A thing the book says that is clear is it indicates that some people must have thought that it was longer or shorter in quantity as on p334 it quotes samuel david luzatto saying all the sephardim he hears don't distinguish kamatz gadol and patach. In the book "How The Hebrew Language Grew" p334 it says "Samuel David Luzatto, one of the most famous Hebrew Scholars of the 19th century, an Italian, wrote very simply, "All my life I grew up among Sephardic Jews, many of them distinguished scholars and rabbis. I have never heard once anyone distinguish between the ah sound of a kamatz gadol and a patah"
Another meaning of long/short is in pronunciation, like the difference between took and boot(for 'u'). bit and been(for i). Bet and bait(For 'e'). Clock(british accent not us accent), and Cloak(for 'o'). And that seems to be more to do with whether a syllable is open or closed.
And maybe some might use the term long/short to mean the vowel written in full form e.g. the 'i' vowel (chirik vowel) written with a yud following it. Vs the vowel written in its short form,so the 'i' vowel without a yud following it.

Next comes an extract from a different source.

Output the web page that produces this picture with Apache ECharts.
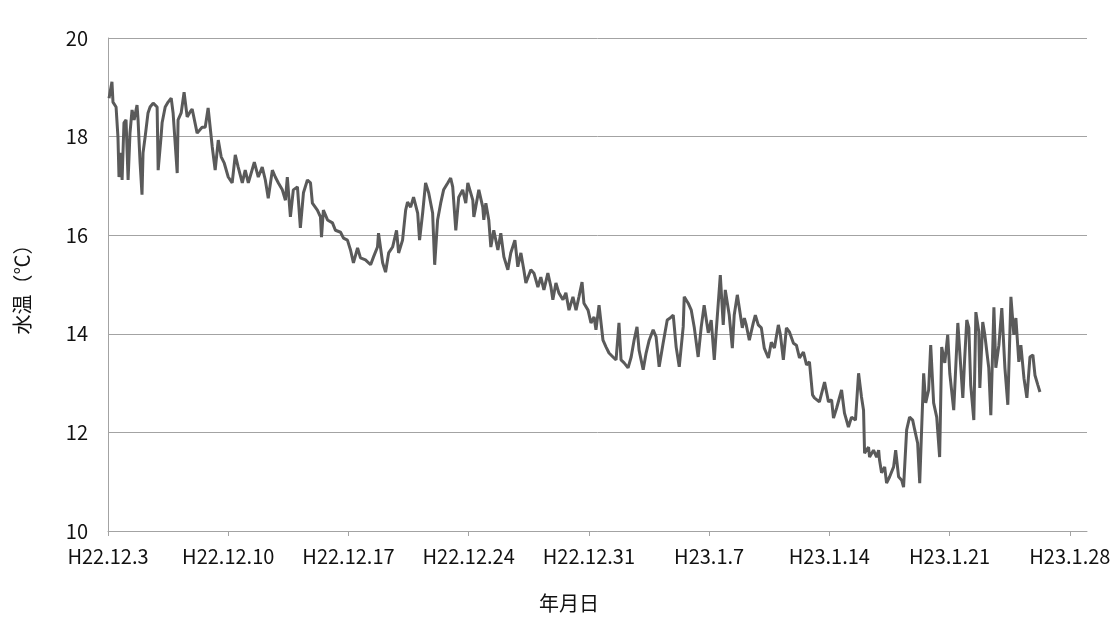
<!DOCTYPE html>
<html>
<head>
<meta charset="utf-8">
<title>水温</title>
<script src="https://cdn.jsdelivr.net/npm/echarts@6/dist/echarts.min.js"></script>
<style>
  html, body { margin: 0; padding: 0; background: #fff; }
  #chart { width: 1119px; height: 618px; }
</style>
</head>
<body>
<div id="chart"></div>
<script>
// days since H22.12.3 (2010-12-03)
var days = [
  0.06, 0.23, 0.29, 0.47, 0.58, 0.64, 0.76, 0.82, 0.93, 1.05, 1.17, 1.28, 1.40, 1.52, 1.69, 1.75, 1.87,
  1.98, 2.04, 2.16, 2.33, 2.45, 2.63, 2.86, 2.92, 3.09, 3.15,
  3.33, 3.50, 3.68, 3.79, 4.03, 4.08, 4.26, 4.43, 4.61, 4.78, 4.90, 5.19, 5.48, 5.66, 5.83, 6.07,
  6.24, 6.42, 6.59, 6.77,
  7.00, 7.23, 7.41, 7.58, 7.82, 7.99, 8.17, 8.52, 8.75, 8.98, 9.16, 9.33, 9.57, 9.74, 9.92, 10.15, 10.33,
  10.44, 10.62, 10.79, 11.03, 11.20, 11.38, 11.61, 11.79, 11.90, 12.19, 12.37, 12.43, 12.54, 12.78, 13.07,
  13.24, 13.54, 13.71, 13.94, 14.12, 14.29,
  14.53, 14.70, 14.99, 15.29, 15.46, 15.69, 15.75, 15.99, 16.16, 16.34, 16.57, 16.80, 16.92, 17.15, 17.33,
  17.44, 17.62, 17.79, 18.03, 18.14, 18.32, 18.49, 18.67, 18.90, 19.02, 19.19, 19.37, 19.54, 19.78, 19.95,
  20.07, 20.25, 20.42, 20.65, 20.83, 20.95, 21.24, 21.30,
  21.41, 21.59, 21.82, 21.88, 22.00, 22.17, 22.29, 22.46, 22.70, 22.87, 23.05, 23.28, 23.45, 23.69, 23.86,
  24.04, 24.21, 24.33, 24.62, 24.80, 25.03, 25.20, 25.38, 25.61, 25.79, 25.90, 26.08, 26.25, 26.49, 26.66,
  26.84, 27.07, 27.25, 27.42, 27.60, 27.71, 27.95, 28.12, 28.30,
  28.41, 28.59, 28.82, 29.00, 29.17, 29.40, 29.58, 29.75, 29.87, 30.05, 30.28, 30.46, 30.63, 30.80, 30.92,
  31.16, 31.33, 31.51, 31.74, 31.91, 32.09, 32.32, 32.56, 32.73, 32.91, 33.08, 33.26, 33.49, 33.55, 33.78,
  33.96, 34.13, 34.36, 34.54, 34.71, 34.95, 35.12, 35.30,
  35.41, 35.65, 35.82, 35.94, 36.05, 36.17, 36.35, 36.46, 36.64, 36.76, 36.93, 37.05, 37.16, 37.34, 37.57,
  37.69, 37.86, 38.04, 38.21, 38.45, 38.62, 38.80, 39.03, 39.15, 39.32, 39.50, 39.67, 39.91, 40.08, 40.26,
  40.49, 40.67, 40.84, 41.02, 41.13, 41.42, 41.72, 41.95, 42.13, 42.24, 42.42,
  42.71, 42.88, 43.11, 43.29, 43.52, 43.70, 43.87, 43.99, 44.05, 44.28, 44.34, 44.57, 44.75, 44.87, 44.92,
  45.04, 45.22, 45.33, 45.51, 45.74, 45.86, 46.03, 46.21, 46.32, 46.50, 46.67, 46.85, 46.97, 47.14, 47.26,
  47.37, 47.49, 47.61, 47.78, 47.90, 48.07, 48.25, 48.42, 48.54, 48.72, 48.89, 49.01, 49.24,
  49.48, 49.59, 49.77, 49.88, 50.00, 50.12, 50.23, 50.41, 50.53, 50.70, 50.76, 50.93, 51.05, 51.28, 51.40,
  51.58, 51.69, 51.87, 52.04, 52.22, 52.39, 52.57, 52.74, 52.86, 53.03, 53.15, 53.33, 53.50, 53.68, 53.85,
  53.97, 54.14, 54.26
];

// water temperature (℃)
var temps = [
  18.78, 19.11, 18.70, 18.60, 17.99, 17.18, 17.67, 17.12, 18.28, 18.34, 17.12, 18.07, 18.54, 18.34, 18.64, 18.34, 17.46,
  16.82, 17.67, 17.99, 18.48, 18.60, 18.68, 18.60, 17.32, 18.00, 18.28,
  18.60, 18.70, 18.78, 18.48, 17.26, 18.34, 18.48, 18.90, 18.40, 18.50, 18.56, 18.07, 18.19, 18.19, 18.58, 17.79,
  17.32, 17.93, 17.59, 17.46,
  17.18, 17.06, 17.63, 17.38, 17.06, 17.32, 17.06, 17.48, 17.18, 17.38, 17.12, 16.75, 17.32, 17.18, 17.06, 16.92, 16.71,
  17.18, 16.37, 16.92, 16.98, 16.15, 16.86, 17.12, 17.06, 16.65, 16.51, 16.37, 15.96, 16.51, 16.31, 16.25,
  16.10, 16.06, 15.94, 15.90, 15.70, 15.44,
  15.74, 15.54, 15.50, 15.40, 15.56, 15.76, 16.04, 15.44, 15.25, 15.64, 15.76, 16.10, 15.64, 15.90, 16.51,
  16.67, 16.57, 16.77, 16.45, 15.90, 16.45, 17.06, 16.86, 16.45, 15.40, 16.31, 16.65, 16.92, 17.06, 17.16,
  16.98, 16.10, 16.77, 16.92, 16.65, 17.06, 16.71, 16.37,
  16.57, 16.92, 16.57, 16.31, 16.65, 16.31, 15.76, 16.10, 15.70, 16.04, 15.56, 15.30, 15.64, 15.90, 15.36,
  15.64, 15.30, 15.03, 15.30, 15.23, 14.95, 15.15, 14.89, 15.23, 14.95, 14.69, 15.03, 14.83, 14.69, 14.83,
  14.48, 14.75, 14.48, 14.75, 15.05, 14.62, 14.48, 14.22, 14.34,
  14.08, 14.58, 13.87, 13.73, 13.61, 13.53, 13.47, 14.22, 13.47, 13.41, 13.31, 13.53, 13.87, 14.14, 13.67,
  13.27, 13.61, 13.87, 14.08, 13.94, 13.33, 13.81, 14.28, 14.32, 14.38, 13.73, 13.33, 14.14, 14.75, 14.62,
  14.48, 14.14, 13.53, 14.14, 14.58, 14.02, 14.28, 13.47,
  14.04, 15.19, 14.18, 14.89, 14.85, 14.38, 13.71, 14.38, 14.79, 14.52, 14.12, 14.32, 14.18, 13.87, 14.22,
  14.38, 14.18, 14.12, 13.71, 13.51, 13.83, 13.71, 14.18, 13.98, 13.47, 14.12, 14.04, 13.81, 13.77, 13.51,
  13.63, 13.37, 13.43, 12.76, 12.70, 12.62, 13.02, 12.62, 12.66, 12.29, 12.49,
  12.86, 12.39, 12.11, 12.31, 12.25, 13.20, 12.72, 12.45, 11.58, 11.70, 11.50, 11.64, 11.50, 11.64, 11.44,
  11.18, 11.30, 10.97, 11.10, 11.30, 11.64, 11.10, 11.03, 10.89, 12.05, 12.31, 12.25, 12.05, 11.78, 10.97,
  12.05, 13.20, 12.60, 12.86, 13.77, 12.60, 12.31, 11.50, 13.73, 13.41, 13.98, 13.20, 12.45,
  14.22, 14.24, 12.70, 13.51, 14.28, 14.12, 12.96, 12.25, 14.44, 14.04, 12.90, 14.24, 13.98, 13.31, 12.35,
  14.54, 13.31, 13.77, 14.52, 13.31, 12.56, 14.75, 13.98, 14.32, 13.43, 13.77, 13.10, 12.70, 13.53, 13.57,
  13.16, 12.96, 12.82
];

// weekly ticks on the date axis
var tickDays = [0, 7, 14, 21, 28, 35, 42, 49, 56];
var yTicks = [10, 12, 14, 16, 18, 20];

function dayLabel(d) {
  var dt = new Date(2010, 11, 3 + Math.round(d));
  return 'H' + (dt.getFullYear() - 1988) + '.' + (dt.getMonth() + 1) + '.' + dt.getDate();
}

var points = [];
for (var i = 0; i < days.length; i++) {
  points.push([days[i], temps[i]]);
}

var font = '"Noto Sans CJK JP", "Noto Sans", sans-serif';
var gridColor = '#a3a3a3';

var chart = echarts.init(document.getElementById('chart'));
chart.setOption({
  animation: false,
  textStyle: { fontFamily: font },
  grid: { left: 108, right: 32, top: 38, bottom: 87, containLabel: false },
  xAxis: {
    type: 'value',
    min: 0,
    max: 57,
    interval: 7,
    axisLine: { show: true, lineStyle: { color: gridColor, width: 1 } },
    axisTick: { show: true, length: 5, lineStyle: { color: gridColor }, customValues: tickDays },
    axisLabel: {
      customValues: tickDays,
      formatter: function (v) { return dayLabel(v); },
      color: '#111',
      fontSize: 20,
      margin: 15,
      fontFamily: font
    },
    splitLine: { show: false }
  },
  yAxis: {
    type: 'value',
    min: yTicks[0],
    max: yTicks[yTicks.length - 1],
    interval: 2,
    name: '水温（℃）',
    nameLocation: 'middle',
    nameRotate: 90,
    nameGap: 76,
    nameTextStyle: { color: '#111', fontSize: 20, fontFamily: font },
    axisLine: { show: true, lineStyle: { color: gridColor, width: 1 } },
    axisTick: { show: false },
    axisLabel: { color: '#111', fontSize: 20, margin: 20, fontFamily: font },
    splitLine: { show: true, lineStyle: { color: gridColor, width: 1 } }
  },
  graphic: [{
    type: 'text',
    left: 539,
    top: 593,
    style: { text: '年月日', fill: '#111', fontSize: 20, fontFamily: font }
  }],
  series: [{
    type: 'line',
    data: points,
    showSymbol: false,
    lineStyle: { color: '#5a5a5a', width: 3 },
    itemStyle: { color: '#5a5a5a' }
  }]
});
</script>
</body>
</html>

The ambiguity of the terms long/short make the terms not very good...but it's important to know the range of meanings, to try to help determine which they might mean if they sadly use the terms.
Another meaning of the concept of short vowels is how like in English, when the accent moves forward from a syllable, the vowel of the syllable lessens. Cigar becomes Cigarette. The ah of cigar equivalent to the kamatz gadol ah , becomes uh like a Hebrew shva(ashkenazim and sephardim do a shva like uh. Modern hebrew might do it like ih). .(the book "how the hebrew lanuage grew" uses that example on p337. Gadol become Gedolah or Gedolim . Maivin becomes Muhvina.